In January, La Géode in Montreal earned Canada’s first LEED v4 Platinum rating for multi-residential construction. With the developers expecting Silver, the project squeaked into the highest level of green building certification by acing several subcategories and scoring a total of 80.5 points.

Jean-François St-Onge, co-founder of ADHOC architectes, explains that the five-unit project – of two volumes bookending a central courtyard – is of Moorish inspiration and a new typology in the Plateau, an area characterized by brick rowhouses with deep, gloomy floor plates and small backyards.

“We wanted to maximize the land’s livable area with two buildings,” St-Onge says about La Géode’s quintessentially postage-stamp-size lot, just eight metres wide by 24 metres deep. “The client was a real estate developer and loved that we optimized the site by almost doubling the square footage.”
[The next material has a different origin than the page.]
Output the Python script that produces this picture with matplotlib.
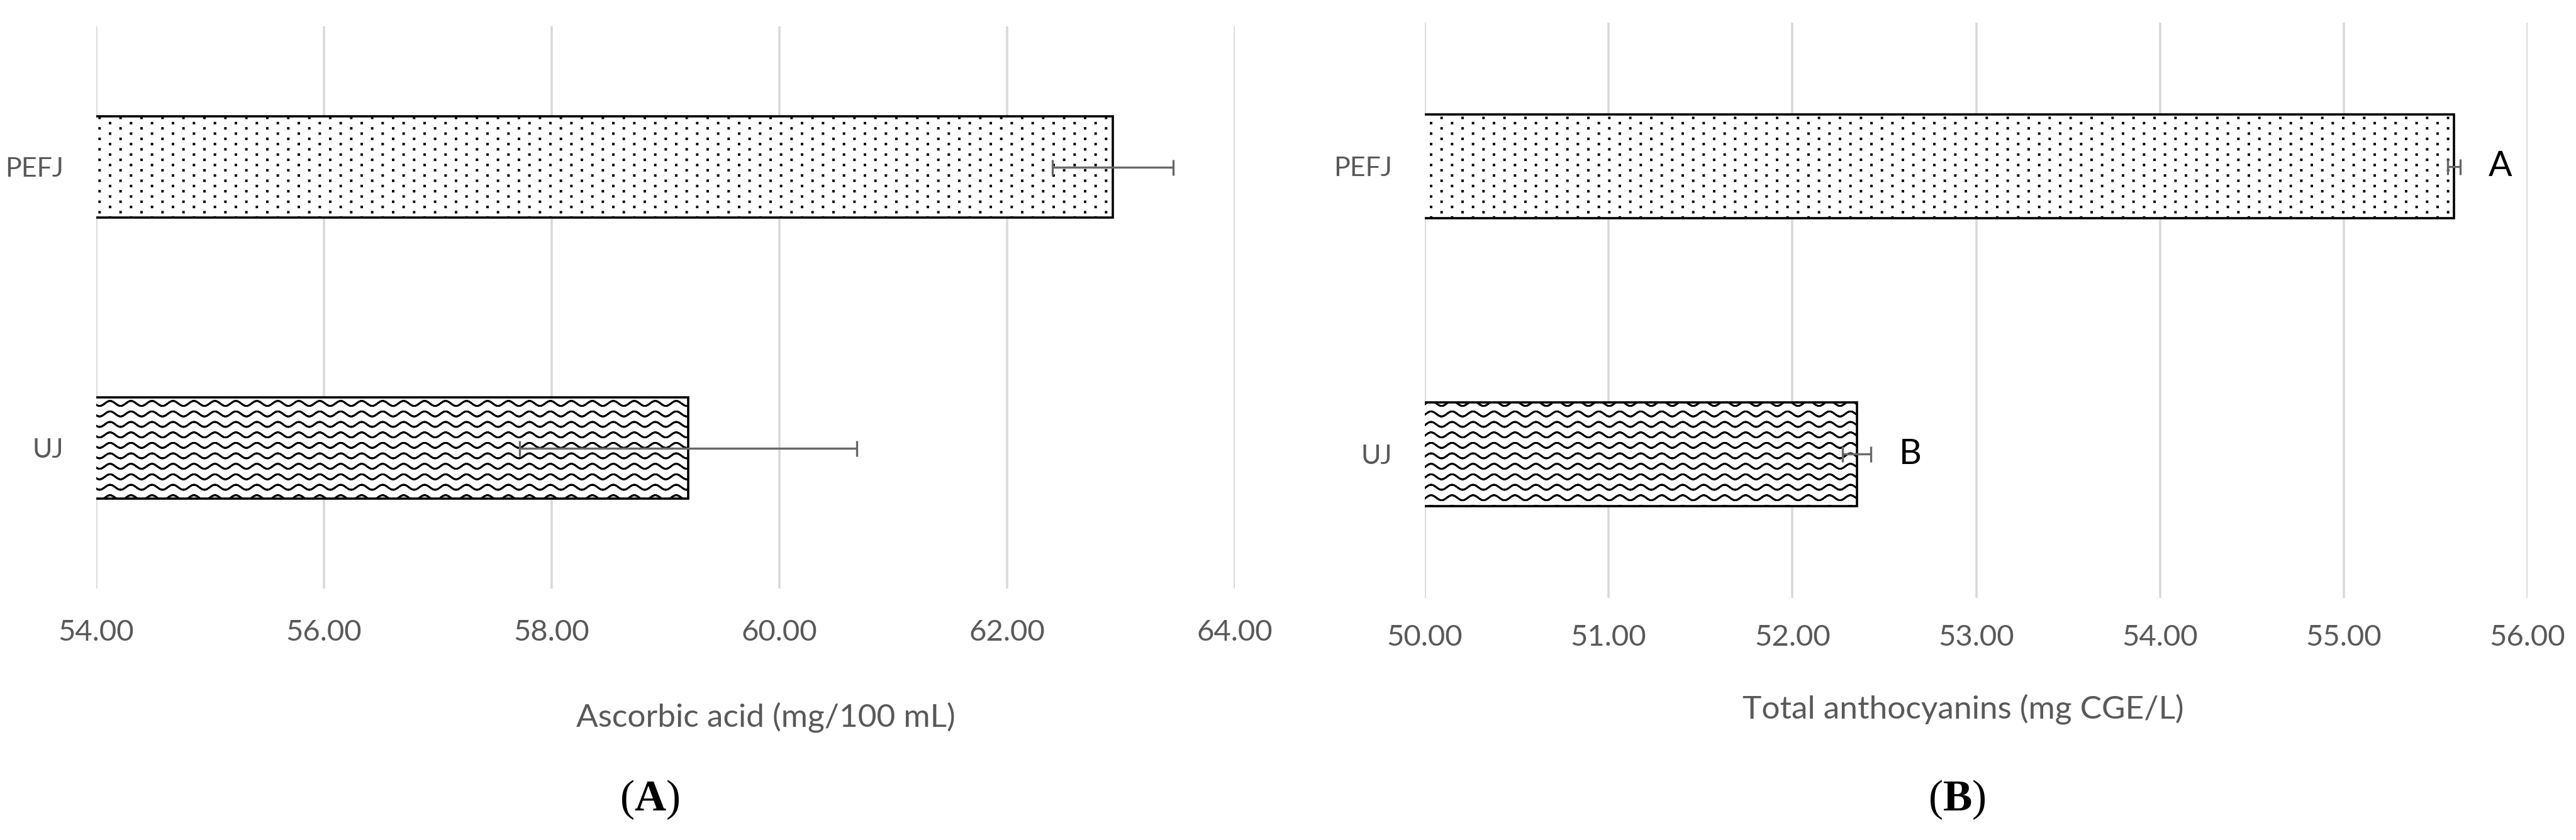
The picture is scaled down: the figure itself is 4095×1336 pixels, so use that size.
import numpy as np
import matplotlib
matplotlib.use('Agg')
import matplotlib.pyplot as plt
from matplotlib import hatch as mhatch
from matplotlib.path import Path

# Data
categories = ['UJ', 'PEFJ']
ascorbic = [59.20, 62.93]
ascorbic_err = [1.48, 0.53]
anthocyanins = [52.35, 55.60]
anthocyanins_err = [0.077, 0.034]
antho_letters = ['B', 'A']
ascorbic_ticks = [54, 56, 58, 60, 62, 64]
antho_ticks = [50, 51, 52, 53, 54, 55, 56]


# --- custom fill patterns (Excel-like wave and 10% dots) ---
class WaveHatch(mhatch.HatchPatternBase):
    # one wavy row per 'x'
    def __init__(self, hatch, density):
        self.rows = hatch.count('x')
        self.pts = 3 * 16 + 1
        self.num_vertices = self.rows * (2 * self.pts - 1)

    def set_vertices_and_codes(self, vertices, codes):
        t = np.linspace(0, 1, self.pts)
        y = 0.04 * np.sin(2 * np.pi * 3 * t)
        xs = np.concatenate([t, t[-2::-1]])
        ys = np.concatenate([y, y[-2::-1]])
        n = len(xs)
        for i in range(self.rows):
            vertices[i * n:(i + 1) * n, 0] = xs
            vertices[i * n:(i + 1) * n, 1] = ys + (i + 0.5) / self.rows
            codes[i * n] = Path.MOVETO
            codes[i * n + 1:(i + 1) * n] = Path.LINETO


class DotHatch(mhatch.HatchPatternBase):
    # one staggered row of small square dots per '.'
    def __init__(self, hatch, density):
        self.rows = hatch.count('.')
        self.cols = 3
        self.num_vertices = self.rows * self.cols * 5

    def set_vertices_and_codes(self, vertices, codes):
        s = 0.006
        k = 0
        for i in range(self.rows):
            y = (i + 0.5) / self.rows
            for j in range(self.cols):
                x = (j + (0.25 if i % 2 == 0 else 0.75)) / self.cols
                vertices[k:k + 5] = [(x - s, y - s), (x + s, y - s),
                                     (x + s, y + s), (x - s, y + s), (x - s, y - s)]
                codes[k:k + 5] = [Path.MOVETO, Path.LINETO, Path.LINETO,
                                  Path.LINETO, Path.CLOSEPOLY]
                k += 5


mhatch._hatch_types[:] = [WaveHatch, DotHatch]

plt.rcParams['hatch.linewidth'] = 2.0
plt.rcParams['font.family'] = ['Lato', 'DejaVu Sans']
plt.rcParams['mathtext.fontset'] = 'custom'
plt.rcParams['mathtext.rm'] = 'Liberation Serif'
plt.rcParams['mathtext.bf'] = 'Liberation Serif:bold'

W, H = 4095, 1336
fig = plt.figure(figsize=(W / 100, H / 100), dpi=100)
txt_color = '#595959'
hatches = ['x' * 6, '.' * 12]
ypos = np.arange(len(categories))


def style_axis(ax, ticks, pad):
    ax.set_xlim(ticks[0], ticks[-1])
    ax.set_ylim(-0.5, 1.5)
    ax.set_xticks(ticks)
    ax.set_xticklabels([f'{t:.2f}' for t in ticks])
    ax.set_yticks(ypos)
    ax.set_yticklabels(categories)
    ax.tick_params(axis='x', length=0, pad=pad, labelsize=34, labelcolor=txt_color)
    ax.tick_params(axis='y', length=0, pad=37, labelsize=31, labelcolor=txt_color)
    ax.grid(axis='x', color='#d9d9d9', linewidth=2.6)
    ax.set_axisbelow(True)
    for sp in ax.spines.values():
        sp.set_visible(False)


def draw_bars(ax, vals, errs):
    bars = ax.barh(ypos, vals, height=0.36, color='white', edgecolor='black', linewidth=2.6)
    for b, h in zip(bars, hatches):
        b.set_hatch(h)
    ax.errorbar(vals, ypos, xerr=errs, fmt='none', ecolor='#686868',
                elinewidth=2.4, capsize=9, capthick=2.4, zorder=5)


# (A) ascorbic acid
ax1 = fig.add_axes([153 / W, 1 - 936 / H, 1810 / W, 894 / H])
style_axis(ax1, ascorbic_ticks, 35)
draw_bars(ax1, ascorbic, ascorbic_err)
ax1.set_xlabel('Ascorbic acid (mg/100 mL)', fontsize=37, color=txt_color)
ax1.xaxis.set_label_coords(0.588, -0.229)
ax1.xaxis.label.set_va('center')

# (B) total anthocyanins
ax2 = fig.add_axes([2265 / W, 1 - 951 / H, 1753 / W, 915 / H])
style_axis(ax2, antho_ticks, 30)
draw_bars(ax2, anthocyanins, anthocyanins_err)
for v, e, y, lab in zip(anthocyanins, anthocyanins_err, ypos, antho_letters):
    ax2.annotate(lab, (v + e, y), xytext=(32, 0), textcoords='offset points',
                 ha='left', va='center', fontsize=40, color='black')
ax2.set_xlabel('Total anthocyanins (mg CGE/L)', fontsize=37, color=txt_color)
ax2.xaxis.set_label_coords(0.488, -0.193)
ax2.xaxis.label.set_va('center')

fig.text(1033 / W, 1 - 1272 / H, r'$\mathrm{(}\mathbf{A}\mathrm{)}$',
         ha='center', va='center', fontsize=50)
fig.text(3111 / W, 1 - 1272 / H, r'$\mathrm{(}\mathbf{B}\mathrm{)}$',
         ha='center', va='center', fontsize=50)

fig.savefig('out.png', dpi=100, facecolor='white')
With La Géode’s foreboding dark-brown brick facade street-side and sparkling triangular-metal-tile cladding system (from local manufacturer Tuiles 3R) inside, the architect aimed to reproduce the dual identities of the courtyard homes he saw while travelling in Spain and Morocco: streets lined with high, imposing and nearly windowless walls that often concealed lush oases of flora, fauna and water features.

The borough’s heritage wonks required that ADHOC design the public-facing facade in brick. The client specified not-brick for the more private courtyard facade. “These two constraints were an opportunity to give the two treatments a narrative,” he says. “We tried to amplify their contrast as much as possible by creating distinct exterior and interior worlds.”

On the outside, La Géode’s facade features openwork masonry, an allusion to its namesake’s mineral crust. Also, St-Onge says, “I wanted to revive this typical decorative tradition that emphasizes the handcrafted nature of brick.”

In the courtyard, the zeal of the zellij seems Gaudí-esque. St-Onge reveals that a light well in Barcelona’s Casa Batlló inspired him to attempt a gradient in grey triangles. He feels mixed about the alternate ending – the middle shade was on back order. As is, the charismatic, hexagonal-lattice mosaic is still otherworldly: hive-like and intergalactic.